Allerdings werden Programme beim IWF weder von den Ökonomen beschlossen noch von der Direktorin Lagarde, sondern vom Exekutivausschuss. Da wird es dann doch wieder politisch, denn dort sitzen Vertreter der Mitgliedstaaten. Ihr Stimmgewicht entspricht den Anteilen ihrer Staaten am Fonds. In den letzten Jahren ist der Anteil der Schwellenländer erhöht worden. Asiaten und Südamerikaner blicken mit Argusaugen auf Griechenland: Sie mussten selbst schon harte Auflagen des IWF erfüllen. Die Stimmenmehrheit liegt aber immer noch bei Europäern und Amerikanern, wenn sie geschlossen auftreten. Und die Regierung in Washington hat klargemacht, dass sie die geostrategische Dimension fest im Blick hat. Für Amerika ist Griechenland ein wichtiger Nato-Partner an der Südostflanke, dort, wo russische Kriegsschiffe ins Mittelmeer einfahren. Das alles spricht dafür, dass sich der Fonds am Ende doch an den Krediten für Athen beteiligt.

Die Hoffnungen des Langzeitdenkers

Dem deutschen Finanzminister könnte das nur passen. Aber Wolfgang Schäuble denkt schon weiter. Als 2010 das erste Hilfsprogramm für Griechenland aufgelegt wurde, sprach er sich ausdrücklich gegen die finanzielle Beteiligung des IWF aus. Ihn trieb die Sorge um, dass die Amerikaner indirekt Entscheidungen im Euroraum beeinflussen. Schäuble schlug vor, einen Europäischen Währungsfonds zu gründen. Es kam dann anders. Aber geben der Verlauf der Krise und die komplizierten Verhandlungen mit Rücksicht auf den IWF ihm nicht recht? Ganz auf eigenen Beinen steht Europa noch nicht.
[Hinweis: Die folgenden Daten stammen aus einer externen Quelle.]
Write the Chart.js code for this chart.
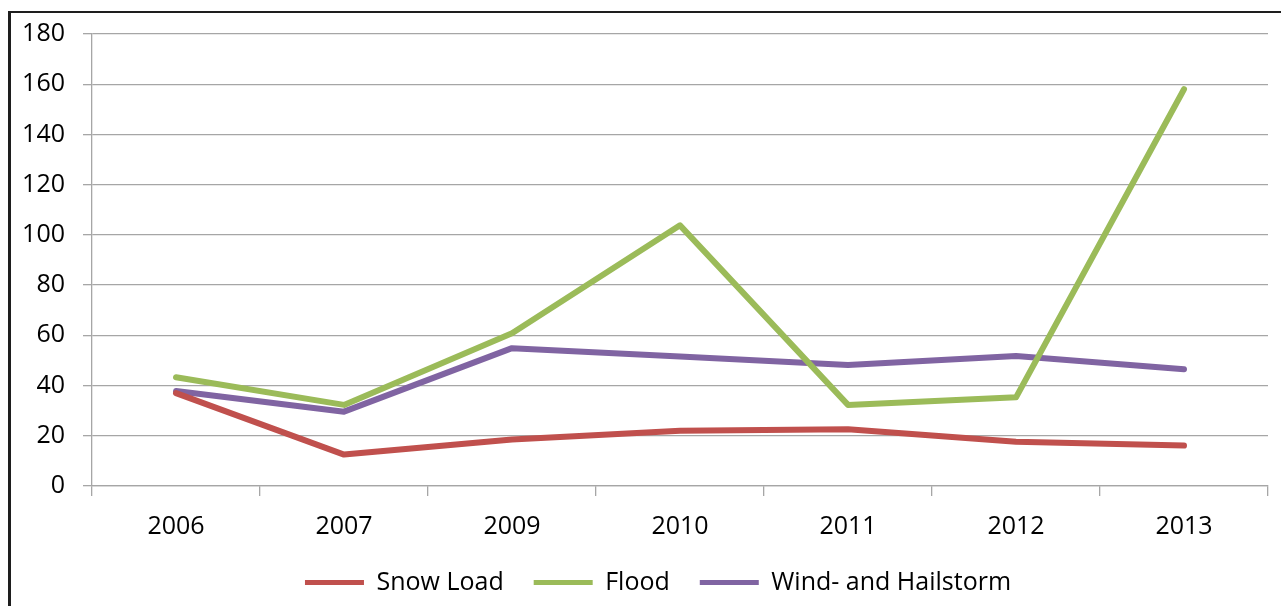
<!DOCTYPE html>
<html>
<head>
<meta charset="utf-8">
<script src="https://cdn.jsdelivr.net/npm/chart.js@4.4.1/dist/chart.umd.min.js"></script>
<style>
  html, body { margin: 0; padding: 0; background: #fff; overflow: hidden; }
  #wrap { position: relative; width: 1281px; height: 606px; }
  #frame { position: absolute; left: 8px; top: 11px; width: 2000px; height: 2000px;
           border-left: 3px solid #1e1e1e; border-top: 2.5px solid #1e1e1e; pointer-events: none; }
  canvas { position: absolute; left: 0; top: 0; }
</style>
</head>
<body>
<div id="wrap">
  <canvas id="c" width="1281" height="606"></canvas>
  <div id="frame"></div>
</div>
<script>
const categories = ['2006', '2007', '2009', '2010', '2011', '2012', '2013'];
const snowLoad = [37, 12.5, 18.5, 22, 22.6, 17.6, 16.1];
const flood = [43.3, 32.3, 60.8, 103.8, 32.3, 35.3, 158];
const windHail = [37.8, 29.6, 54.9, 51.6, 48.2, 51.8, 46.5];
const seriesNames = ['Snow Load', 'Flood', 'Wind- and Hailstorm'];
const seriesColors = ['#C0504D', '#9BBB59', '#8064A2'];
const yTicks = [0, 20, 40, 60, 80, 100, 120, 140, 160, 180];

const FONT = 'Open Sans';
const values = [snowLoad, flood, windHail];

// shift the legend block so it is centred like the original (which is centred on the wider frame)
const legendShift = {
  id: 'legendShift',
  afterLayout(chart) {
    const lg = chart.legend;
    if (lg) { lg.left += 48; }
  }
};

new Chart(document.getElementById('c'), {
  type: 'line',
  data: {
    labels: categories,
    datasets: values.map((v, i) => ({
      label: seriesNames[i],
      data: v,
      borderColor: seriesColors[i],
      backgroundColor: seriesColors[i],
      borderWidth: 6,
      pointRadius: 0,
      pointHoverRadius: 0,
      tension: 0,
      fill: false,
      borderJoinStyle: 'round',
      borderCapStyle: 'round'
    }))
  },
  plugins: [legendShift],
  options: {
    responsive: false,
    animation: false,
    devicePixelRatio: 1,
    layout: { padding: { left: 0, right: 13, top: 34, bottom: 1 } },
    plugins: {
      tooltip: { enabled: false },
      legend: {
        position: 'bottom',
        labels: {
          font: { family: FONT, size: 25 },
          color: '#000',
          boxWidth: 59,
          boxHeight: 5,
          padding: 30,
          generateLabels(chart) {
            return chart.data.datasets.map((ds, i) => ({
              text: ds.label,
              fillStyle: ds.borderColor,
              strokeStyle: ds.borderColor,
              lineWidth: 0,
              hidden: false,
              datasetIndex: i,
              fontColor: '#000'
            }));
          }
        }
      }
    },
    scales: {
      x: {
        type: 'category',
        offset: true,
        afterFit(scale) { scale.height = 54; },
        grid: {
          offset: true,
          drawOnChartArea: false,
          drawTicks: true,
          tickLength: 10,
          color: '#a6a6a6',
          lineWidth: 1.3
        },
        border: { display: true, color: '#a6a6a6', width: 1.3 },
        ticks: {
          font: { family: FONT, size: 25 },
          color: '#000',
          padding: 16,
          maxRotation: 0
        }
      },
      y: {
        min: 0,
        max: 180,
        afterBuildTicks(scale) { scale.ticks = yTicks.map(v => ({ value: v })); },
        afterFit(scale) { scale.width = 92; },
        grid: {
          color: '#a6a6a6',
          lineWidth: 1.3,
          tickLength: 9
        },
        border: { display: true, color: '#a6a6a6', width: 1.3 },
        ticks: {
          font: { family: FONT, size: 25 },
          color: '#000',
          padding: 18
        }
      }
    }
  }
});
</script>
</body>
</html>
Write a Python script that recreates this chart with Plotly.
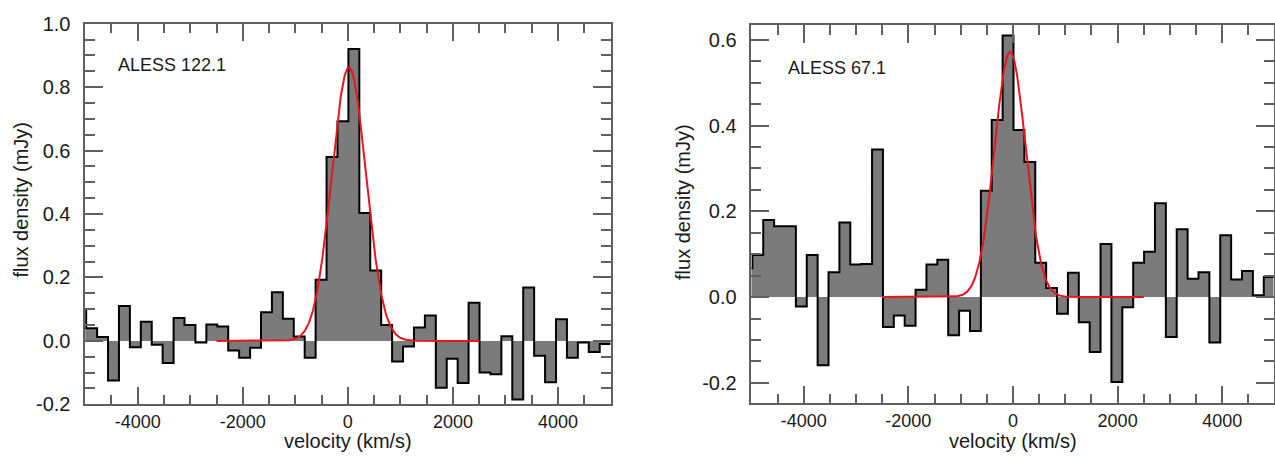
import numpy as np
import plotly.graph_objects as go

# Spectral channels (km/s): left edge of each channel, constant width
CHAN_WIDTH = 208
chan_lo = np.arange(-5190, 4795, CHAN_WIDTH)

# Flux density per channel (mJy)
flux_122 = [0.10, 0.04, 0.012, -0.125, 0.11, -0.02, 0.06, -0.012, -0.07, 0.072,
            0.05, -0.005, 0.052, 0.045, -0.03, -0.053, -0.022, 0.09, 0.153, 0.07,
            0.014, -0.053, 0.193, 0.58, 0.692, 0.92, 0.403, 0.222, 0.05, -0.065,
            -0.018, 0.042, 0.08, -0.148, -0.056, -0.133, 0.12, -0.10, -0.105, 0.015,
            -0.185, 0.168, -0.047, -0.13, 0.068, -0.053, -0.005, -0.035, -0.01]
flux_67 = [0.067, 0.098, 0.18, 0.165, 0.165, -0.022, 0.098, -0.159, 0.058, 0.174,
           0.076, 0.077, 0.344, -0.07, -0.043, -0.067, 0.017, 0.076, 0.087, -0.089,
           -0.032, -0.079, 0.248, 0.413, 0.61, 0.39, 0.315, 0.08, 0.021, -0.039,
           0.057, -0.059, -0.128, 0.124, -0.198, -0.024, 0.08, 0.106, 0.219, -0.093,
           0.158, 0.043, 0.058, -0.106, 0.144, 0.041, 0.061, 0.004, 0.047]

# Gaussian line fits: amplitude (mJy), centre (km/s), FWHM (km/s)
fit_122 = dict(amp=0.862, v0=20, fwhm=770)
fit_67 = dict(amp=0.572, v0=-55, fwhm=700)
FIT_SPAN = (-2500, 2500)

sources = ["ALESS 122.1", "ALESS 67.1"]

FONT = "Liberation Sans, Arial, Helvetica, sans-serif"
FILL = "#7b7b7b"
AXCOL = "#606060"
RED = "#e8161c"
TXT = "#1a1a1a"

fig = go.Figure()


def add_spectrum(flux, fit, xa, ya):
    edges = np.append(chan_lo, chan_lo[-1] + CHAN_WIDTH)
    step_y = list(flux) + [flux[-1]]
    fig.add_trace(go.Scatter(
        x=edges, y=step_y, mode="lines",
        line=dict(shape="hv", color="black", width=2),
        fill="tozeroy", fillcolor=FILL,
        xaxis=xa, yaxis=ya, showlegend=False, hoverinfo="skip"))
    v = np.linspace(FIT_SPAN[0], FIT_SPAN[1], 600)
    sigma = fit["fwhm"] / (2 * np.sqrt(2 * np.log(2)))
    model = fit["amp"] * np.exp(-0.5 * ((v - fit["v0"]) / sigma) ** 2)
    fig.add_trace(go.Scatter(
        x=v, y=model, mode="lines", line=dict(color=RED, width=2),
        xaxis=xa, yaxis=ya, showlegend=False, hoverinfo="skip"))


add_spectrum(flux_122, fit_122, "x", "y")
add_spectrum(flux_67, fit_67, "x2", "y2")

xticks = [-4000, -2000, 0, 2000, 4000]
xminor = [v for v in range(-5000, 5001, 500) if v not in xticks]


def fmt(v):
    return f"{v:.1f}" if isinstance(v, float) else str(v)


def xaxis(domain, rng):
    return dict(
        domain=domain, range=rng, showgrid=False, zeroline=False,
        showline=True, linecolor=AXCOL, linewidth=1.5, mirror="allticks",
        ticks="inside", ticklen=18, tickwidth=1.5, tickcolor=AXCOL,
        tickmode="array", tickvals=xticks, ticktext=[str(v) for v in xticks],
        tickfont=dict(family=FONT, size=18, color=TXT),
        ticklabelstandoff=0,
        minor=dict(tickmode="array", tickvals=xminor, ticks="inside",
                   ticklen=10, tickwidth=1.5, tickcolor=AXCOL),
    )


def yaxis(domain, rng, majors, anchor):
    minors = [round(v, 2) for v in np.arange(-0.25, 1.001, 0.05)
              if all(abs(v - m) > 1e-6 for m in majors)]
    return dict(
        domain=domain, range=rng, anchor=anchor, showgrid=False, zeroline=False,
        showline=True, linecolor=AXCOL, linewidth=1.5, mirror="allticks",
        ticks="inside", ticklen=18, tickwidth=1.5, tickcolor=AXCOL,
        tickmode="array", tickvals=majors, ticktext=[fmt(m) for m in majors],
        tickfont=dict(family=FONT, size=20, color=TXT),
        ticklabelstandoff=9,
        minor=dict(tickmode="array", tickvals=minors, ticks="inside",
                   ticklen=10, tickwidth=1.5, tickcolor=AXCOL),
    )


W, H = 1275, 462
fig.update_layout(
    width=W, height=H, margin=dict(l=0, r=0, t=0, b=0),
    paper_bgcolor="white", plot_bgcolor="white",
    xaxis=dict(xaxis([85.3 / W, 611 / W], [-5000, 5000]), anchor="y"),
    yaxis=yaxis([(H - 413) / H, (H - 13.3) / H], [-0.2, 1.0],
                [-0.2, 0.0, 0.2, 0.4, 0.6, 0.8, 1.0], "x"),
    xaxis2=dict(xaxis([752 / W, 1274.5 / W], [-5000, 4980]), anchor="y2"),
    yaxis2=yaxis([(H - 412) / H, (H - 15) / H], [-0.248, 0.634],
                 [-0.2, 0.0, 0.2, 0.4, 0.6], "x2"),
)

title_font = dict(family=FONT, size=20, color=TXT)
label_font = dict(family=FONT, size=18, color=TXT)
ann = [
    dict(text=sources[0], x=116 / W, y=(H - 57) / H, xanchor="left", yanchor="middle",
         font=label_font),
    dict(text=sources[1], x=787 / W, y=(H - 60) / H, xanchor="left", yanchor="middle",
         font=label_font),
    dict(text="velocity (km/s)", x=348 / W, y=0, xanchor="center",
         yanchor="bottom", yshift=-2, font=title_font, borderpad=0),
    dict(text="velocity (km/s)", x=1014 / W, y=0, xanchor="center",
         yanchor="bottom", yshift=-2, font=title_font, borderpad=0),
    dict(text="flux density (mJy)", x=21 / W, y=(H - 198) / H, textangle=-90,
         xanchor="center", yanchor="middle", font=title_font),
    dict(text="flux density (mJy)", x=684 / W, y=(H - 200) / H, textangle=-90,
         xanchor="center", yanchor="middle", font=title_font),
]
for a in ann:
    a.update(xref="paper", yref="paper", showarrow=False)
fig.update_layout(annotations=ann)

fig.write_html("out.html")
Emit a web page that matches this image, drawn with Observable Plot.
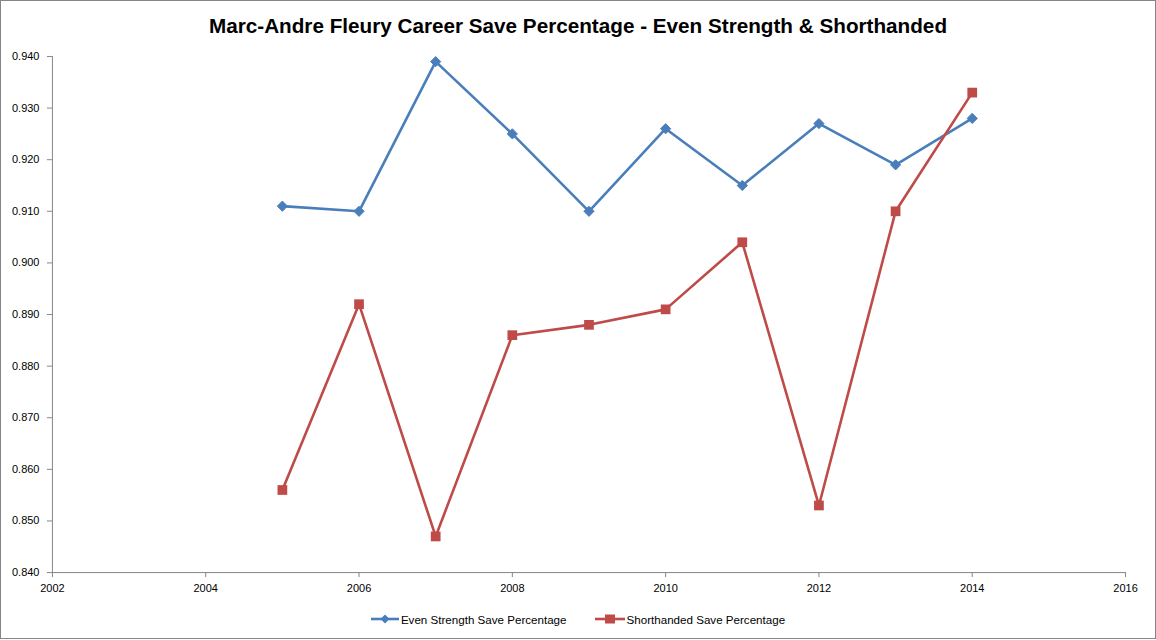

Inzwischen hat sich manches getan. Es gibt mit Reglings ESM sogar einen Kern, aus dem mal ein Europäischer Währungsfonds werden könnte – seit 2010 hat er dreimal so viel Geld ausgezahlt wie der IWF insgesamt. Schäuble mache sich so seine Gedanken, heißt es in seiner Nähe. Er ist einer der wenigen Langzeitdenker im politischen Geschäft. Wenn Griechenland stabilisiert ist und wieder Geld am Kapitalmarkt bekommt, dann könnte nochmal Schäubles Stunde schlagen – ganz anders als im Juli vergangenen Jahres.